トルコ軍艦遭難記念碑 / Ertuğrul Anıtı ve Müzesi
The Kushimoto Turkish Memorial and Museum is a monument and a museum to commemorate the sailors of the Ottoman frigate Ertuğrul, which sunk in 1890 off Kushimoto.
Ertuğrul was an 1863-built sailing frigate of the Ottoman Navy. She left Kostantiniyye on July 14, 1889 with around 600 sailors and officers on board for an official visit to Japan. She completed her visit on September 16, 1890 after a three-month stay, and set sail from Yokohama for return. Around midnight on September 18, the vessel hit reefs and fell apart in stormy weather. She sank off Kii Ōshima while only six officers and sixty-three sailors survived, most of them with injuries. The survivors were transported home aboard two Japanese corvettes in October 1890, who were received by the sultan Abdülhamid II in January 1891.
In February 1891, 150 bodies recovered from the wreckage were buried in a newly established cemetery. On September 15, 1891, the first anniversary of the disaster, a monument was erected 400 m (1,300 ft) far from the site of the accident, near the Kashinozaki Lighthouse of Kushimoto.

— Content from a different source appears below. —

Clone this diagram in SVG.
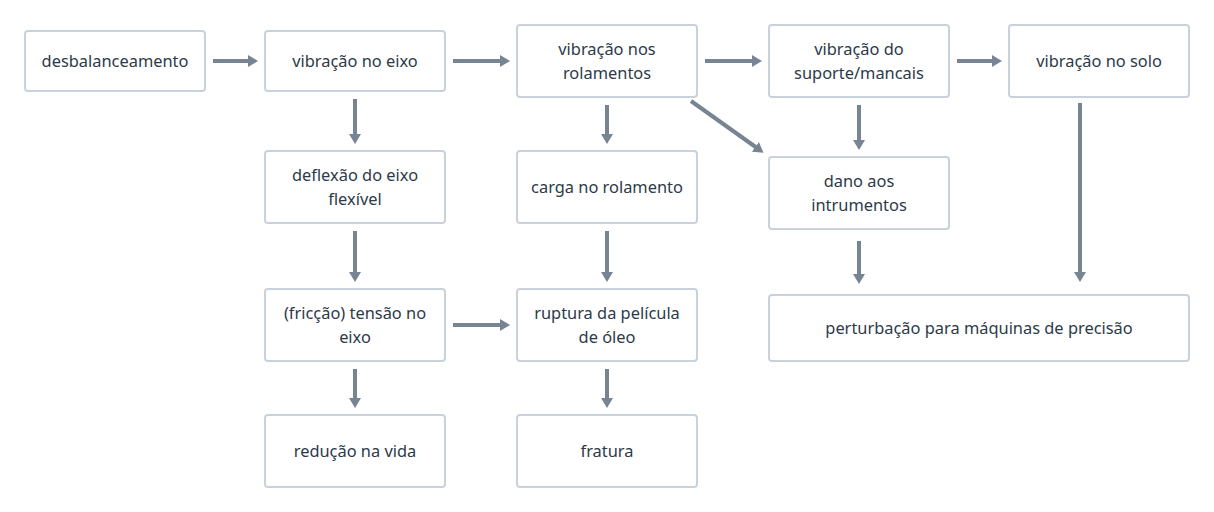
<svg xmlns="http://www.w3.org/2000/svg" width="1214" height="512" viewBox="0 0 1214 512">
<defs>
<style>
.box{fill:#fff;stroke:#c9d1da;stroke-width:2}
.t{font-family:"Noto Sans","Open Sans",sans-serif;font-size:16.4px;fill:#2c3a49;text-anchor:middle}
.c{stroke:#778593;stroke-width:4;fill:none;marker-end:url(#ah)}
</style>
<marker id="ah" viewBox="0 0 10 12" refX="2" refY="6" markerWidth="10" markerHeight="12" markerUnits="userSpaceOnUse" orient="auto">
<path d="M0,0 L10,6 L0,12 Z" fill="#778593"/>
</marker>
</defs>
<rect width="1214" height="512" fill="#fff"/>
<g id="connectors">
<line class="c" x1="213" y1="61" x2="250" y2="61"/>
<line class="c" x1="453" y1="61" x2="502" y2="61"/>
<line class="c" x1="705" y1="61" x2="754" y2="61"/>
<line class="c" x1="957" y1="61" x2="994" y2="61"/>
<line class="c" x1="355" y1="99" x2="355" y2="136"/>
<line class="c" x1="607" y1="105" x2="607" y2="136"/>
<line class="c" x1="691" y1="101" x2="757" y2="148"/>
<line class="c" x1="859" y1="105" x2="859" y2="142"/>
<line class="c" x1="1080" y1="103" x2="1080" y2="274"/>
<line class="c" x1="355" y1="231" x2="355" y2="274"/>
<line class="c" x1="607" y1="231" x2="607" y2="274"/>
<line class="c" x1="859" y1="241" x2="859" y2="276"/>
<line class="c" x1="453" y1="325" x2="502" y2="325"/>
<line class="c" x1="355" y1="369" x2="355" y2="400"/>
<line class="c" x1="607" y1="369" x2="607" y2="400"/>
</g>
<g id="n1"><rect class="box" x="25" y="31" width="180" height="60" rx="3"/><text class="t" x="115" y="67">desbalanceamento</text></g>
<g id="n2"><rect class="box" x="265" y="31" width="180" height="60" rx="3"/><text class="t" x="355" y="67">vibração no eixo</text></g>
<g id="n3"><rect class="box" x="517" y="25" width="180" height="72" rx="3"/><text class="t" x="607" y="55">vibração nos</text><text class="t" x="607" y="79">rolamentos</text></g>
<g id="n4"><rect class="box" x="769" y="25" width="180" height="72" rx="3"/><text class="t" x="859" y="55">vibração do</text><text class="t" x="859" y="79">suporte/mancais</text></g>
<g id="n5"><rect class="box" x="1009" y="25" width="180" height="72" rx="3"/><text class="t" x="1099" y="67">vibração no solo</text></g>
<g id="n6"><rect class="box" x="265" y="151" width="180" height="72" rx="3"/><text class="t" x="355" y="181">deflexão do eixo</text><text class="t" x="355" y="205">flexível</text></g>
<g id="n7"><rect class="box" x="517" y="151" width="180" height="72" rx="3"/><text class="t" x="607" y="193">carga no rolamento</text></g>
<g id="n8"><rect class="box" x="769" y="157" width="180" height="72" rx="3"/><text class="t" x="859" y="187">dano aos</text><text class="t" x="859" y="211">intrumentos</text></g>
<g id="n9"><rect class="box" x="265" y="289" width="180" height="72" rx="3"/><text class="t" x="355" y="319">(fricção) tensão no</text><text class="t" x="355" y="343">eixo</text></g>
<g id="n10"><rect class="box" x="517" y="289" width="180" height="72" rx="3"/><text class="t" x="607" y="319">ruptura da película</text><text class="t" x="607" y="343">de óleo</text></g>
<g id="n11"><rect class="box" x="769" y="295" width="420" height="66" rx="3"/><text class="t" x="979" y="334">perturbação para máquinas de precisão</text></g>
<g id="n12"><rect class="box" x="265" y="415" width="180" height="72" rx="3"/><text class="t" x="355" y="457">redução na vida</text></g>
<g id="n13"><rect class="box" x="517" y="415" width="180" height="72" rx="3"/><text class="t" x="607" y="457">fratura</text></g>
</svg>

A second memorial stone was erected by the Japanese-Turkish Trade Association on April 5, 1929 and visited by Emperor Hirohito on June 3 the same year. After this information reached Turkey, its government proposed a new monument. The construction started on October 22, 1936, and the opening ceremony took place on June 3, 1937 with attendance by the Turkish ambassador.

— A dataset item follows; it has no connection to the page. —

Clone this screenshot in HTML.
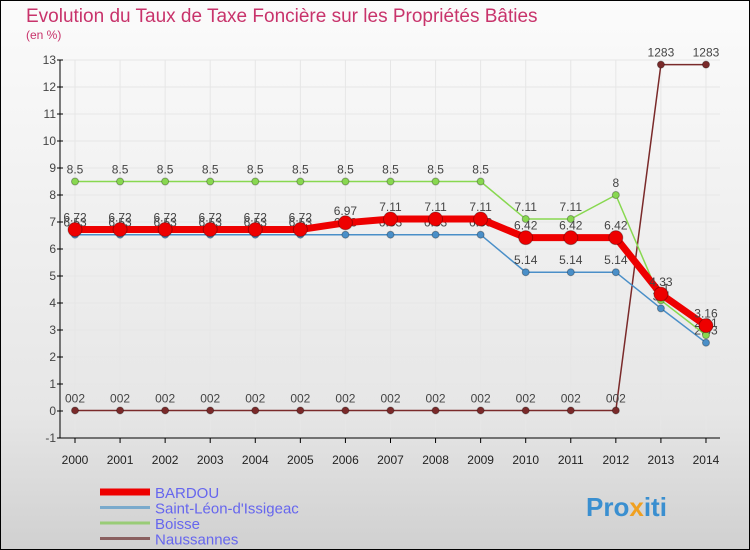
<!DOCTYPE html>
<html><head><meta charset="utf-8"><style>
body{margin:0}
#c{width:750px;height:550px;position:relative;overflow:hidden;font-family:"Liberation Sans",sans-serif}
</style></head><body>
<div id="c">
<svg width="750" height="550" xmlns="http://www.w3.org/2000/svg" id="svg">
<defs><linearGradient id="bg" x1="0" y1="0" x2="0" y2="1"><stop offset="0" stop-color="#fbfbfb"/><stop offset="0.75" stop-color="#e6e6e6"/><stop offset="1" stop-color="#d0d0d0"/></linearGradient></defs>
<rect x="0.5" y="0.5" width="749" height="549" fill="url(#bg)" stroke="#000"/>
<text x="26" y="22" font-size="19" fill="#c8336b">Evolution du Taux de Taxe Foncière sur les Propriétés Bâties</text>
<text x="26" y="39" font-size="12" fill="#c8336b">(en %)</text>
<g id="grid"></g><g id="axes"></g><g id="series"></g><g id="legend"></g>
<text x="586" y="516" font-size="26" font-weight="bold" fill="#3a8fd0">Pro<tspan fill="#f0a020">x</tspan>iti</text>
</svg>
</div>
<script>
const years=[2000,2001,2002,2003,2004,2005,2006,2007,2008,2009,2010,2011,2012,2013,2014];
const yTicks=[-1,0,1,2,3,4,5,6,7,8,9,10,11,12,13];
const bardou=[6.72,6.72,6.72,6.72,6.72,6.72,6.97,7.11,7.11,7.11,6.42,6.42,6.42,4.33,3.16];
const stleon=[6.53,6.53,6.53,6.53,6.53,6.53,6.53,6.53,6.53,6.53,5.14,5.14,5.14,3.8,2.53];
const boisse=[8.5,8.5,8.5,8.5,8.5,8.5,8.5,8.5,8.5,8.5,7.11,7.11,8,4.1,2.81];
const naus=[0.02,0.02,0.02,0.02,0.02,0.02,0.02,0.02,0.02,0.02,0.02,0.02,0.02,12.83,12.83];
const NS="http://www.w3.org/2000/svg";
const X=i=>75+i*45.07, Y=v=>411-v*27;
function mk(p,t,a){const e=document.createElementNS(NS,t);for(const k in a)e.setAttribute(k,a[k]);document.getElementById(p).appendChild(e);return e;}
yTicks.forEach(v=>{
 const l=mk('grid','line',{x1:60,x2:720,y1:Y(v),y2:Y(v),stroke:'#e6e6e6'});
 
 
 const t=mk('axes','text',{x:56,y:Y(v)+4,'font-size':12,fill:'#444','text-anchor':'end'});t.textContent=v;
 
 
 mk('axes','line',{x1:57,x2:63,y1:Y(v),y2:Y(v),stroke:'#000'});
});
mk('axes','line',{x1:60,x2:60,y1:Y(13),y2:Y(-1),stroke:'#000'});
mk('axes','line',{x1:60,x2:720,y1:Y(-1),y2:Y(-1),stroke:'#000'});
years.forEach((y,i)=>{
 mk('grid','line',{x1:X(i),x2:X(i),y1:Y(13),y2:Y(-1),stroke:'#e6e6e6'});
 mk('axes','line',{x1:X(i),x2:X(i),y1:Y(-1),y2:Y(-1)+5,stroke:'#000'});
 const t=mk('axes','text',{x:X(i),y:Y(-1)+26,'font-size':12,fill:'#222','text-anchor':'middle'});t.textContent=y;
 
 
});
function series(name,data,color,w,r,labels,fmt){
 const g=mk('series','g',{});
 
 
 const p=mk('series','polyline',{points:data.map((v,i)=>X(i)+','+Y(v)).join(' '),fill:'none',stroke:color,'stroke-width':w});
 g.appendChild(p);
 data.forEach((v,i)=>{
  const c=mk('series','circle',{cx:X(i),cy:Y(v),r:r,fill:color,stroke:'rgba(0,0,0,0.3)'});
  
  
  g.appendChild(c);
  if(labels){const t=mk('series','text',{x:X(i),y:Y(v)-8,'font-size':12,fill:'#444','text-anchor':'middle'});t.textContent=fmt(v);g.appendChild(t);}
 });
}
series('naussannes-series',naus,'#7a2a2a',1.5,3.5,true,v=>v.toFixed(2).replace('.',''));
series('saint-leon-series',stleon,'#4a8fc8',1.5,3.5,true,v=>String(v));
series('boisse-series',boisse,'#88d850',1.5,3.5,true,v=>String(v));
series('bardou-series',bardou,'#ee0000',7,7,true,v=>String(v));
const leg=[['BARDOU','#ee0000',7],['Saint-Léon-d\'Issigeac','#7aaacc',3],['Boisse','#99cc77',3],['Naussannes','#8a6060',3]];
leg.forEach((l,i)=>{
 const y=492+i*15.5;
 const ln=mk('legend','line',{x1:100,x2:150,y1:y,y2:y,stroke:l[1],'stroke-width':l[2]});
 
 
 const t=mk('legend','text',{x:155,y:y+6,'font-size':15,fill:'#6666ee'});t.textContent=l[0];
 
 
});
</script>
</body></html>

A museum was established near the memorial in cooperation with the Kushimoto Municipality and the Turkish Embassy in Japan. It was opened on December 14, 1974.

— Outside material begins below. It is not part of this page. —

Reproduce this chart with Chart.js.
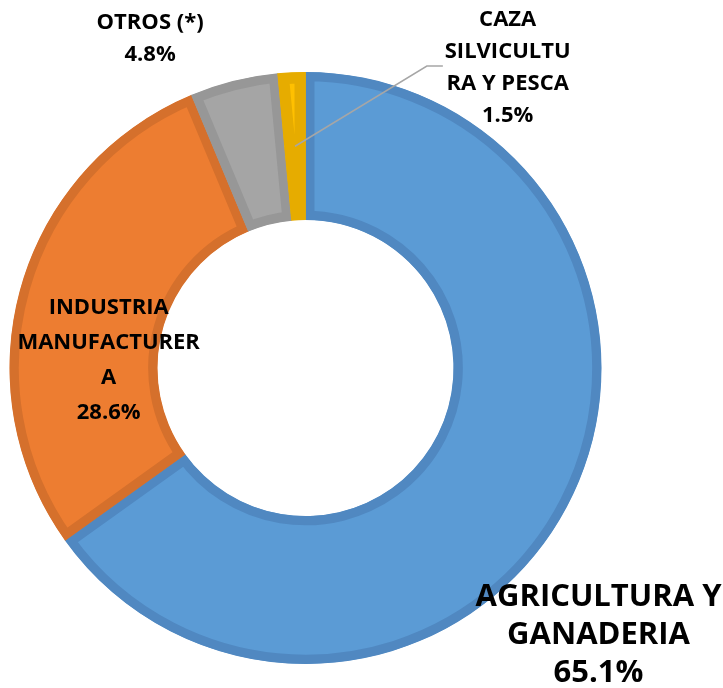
<!DOCTYPE html>
<html>
<head>
<meta charset="utf-8">
<script src="https://cdn.jsdelivr.net/npm/chart.js@4/dist/chart.umd.min.js"></script>
<style>
html,body{margin:0;padding:0;background:#fff;}
#wrap{width:723px;height:688px;position:relative;}
</style>
</head>
<body>
<div id="wrap"><canvas id="c" width="723" height="688"></canvas></div>
<script>
// ---- data ----
const categories = ["AGRICULTURA Y GANADERIA", "INDUSTRIA MANUFACTURERA", "OTROS (*)", "CAZA SILVICULTURA Y PESCA"];
const shares = [65.1, 28.6, 4.8, 1.5];
const labelLines = [
  ["AGRICULTURA Y", "GANADERIA"],
  ["INDUSTRIA", "MANUFACTURER", "A"],
  ["OTROS (*)"],
  ["CAZA", "SILVICULTU", "RA Y PESCA"]
];

// ---- styles ----
const fillColors = ["#5B9BD5", "#ED7D31", "#A5A5A5", "#FFC000"];
const edgeColors = ["#5088C1", "#D5702C", "#979797", "#E6AC00"];
const edgeWidths = [9, 9, 9, 11];
// label placement relative to doughnut centre, in units of outer radius
const labelStyle = [
  {dx: 0.99, dy: 0.775, size: 31, gap: 38},
  {dx: -0.665, dy: -0.205, size: 22, gap: 35},
  {dx: -0.525, dy: -1.168, size: 22, gap: 32},
  {dx: 0.683, dy: -1.175, size: 22, gap: 32}
];
const leaderIndex = 3;

const labelPlugin = {
  id: 'sliceLabels',
  afterDatasetsDraw(chart) {
    const ctx = chart.ctx;
    const meta = chart.getDatasetMeta(0);
    const ds = chart.data.datasets[0];
    const a0 = meta.data[0];
    const cx = a0.x, cy = a0.y, R = a0.outerRadius;
    ctx.save();
    // leader line for the small slice
    const arc = meta.data[leaderIndex];
    const mid = (arc.startAngle + arc.endAngle) / 2;
    const rMid = (arc.innerRadius + arc.outerRadius) / 2;
    const sx = cx + Math.cos(mid) * rMid, sy = cy + Math.sin(mid) * rMid;
    const ex = cx + R * 0.41, ey = cy - R * 1.02;
    ctx.strokeStyle = "#A6A6A6";
    ctx.lineWidth = 1.5;
    ctx.beginPath();
    ctx.moveTo(sx, sy);
    ctx.lineTo(ex, ey);
    ctx.lineTo(ex + 16, ey);
    ctx.stroke();
    // texts
    ctx.fillStyle = "#000";
    ctx.textAlign = "center";
    ctx.textBaseline = "middle";
    ds.data.forEach((v, i) => {
      const s = labelStyle[i];
      const lines = labelLines[i].concat([v.toFixed(1) + "%"]);
      ctx.font = "bold " + s.size + "px 'Open Sans', sans-serif";
      const x = cx + s.dx * R;
      let y = cy + s.dy * R;
      lines.forEach(t => { ctx.fillText(t, x, y); y += s.gap; });
    });
    ctx.restore();
  }
};

new Chart(document.getElementById('c'), {
  type: 'doughnut',
  data: {
    labels: categories,
    datasets: [{
      data: shares,
      backgroundColor: fillColors,
      borderColor: edgeColors,
      borderWidth: edgeWidths,
      borderAlign: 'inner',
      borderJoinStyle: 'miter'
    }]
  },
  options: {
    responsive: false,
    animation: false,
    events: [],
    cutout: '50%',
    rotation: 0,
    layout: {padding: {left: 9, right: 121, top: 72, bottom: 24}},
    plugins: {legend: {display: false}, tooltip: {enabled: false}}
  },
  plugins: [labelPlugin]
});
</script>
</body>
</html>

In the museum, objects initially recovered from the wreckage by the fishermen, belongings and photographs of the ship’s officers and the seamen as well as a ship model of the frigate are on display. Later, a corner was added to the museum devoted to Mustafa Kemal Atatürk, the founder of the Turkish Republic. Also items sent from Kushimoto’s twin cities in Turkey, Mersin and Yakakent, are exhibited in the museum.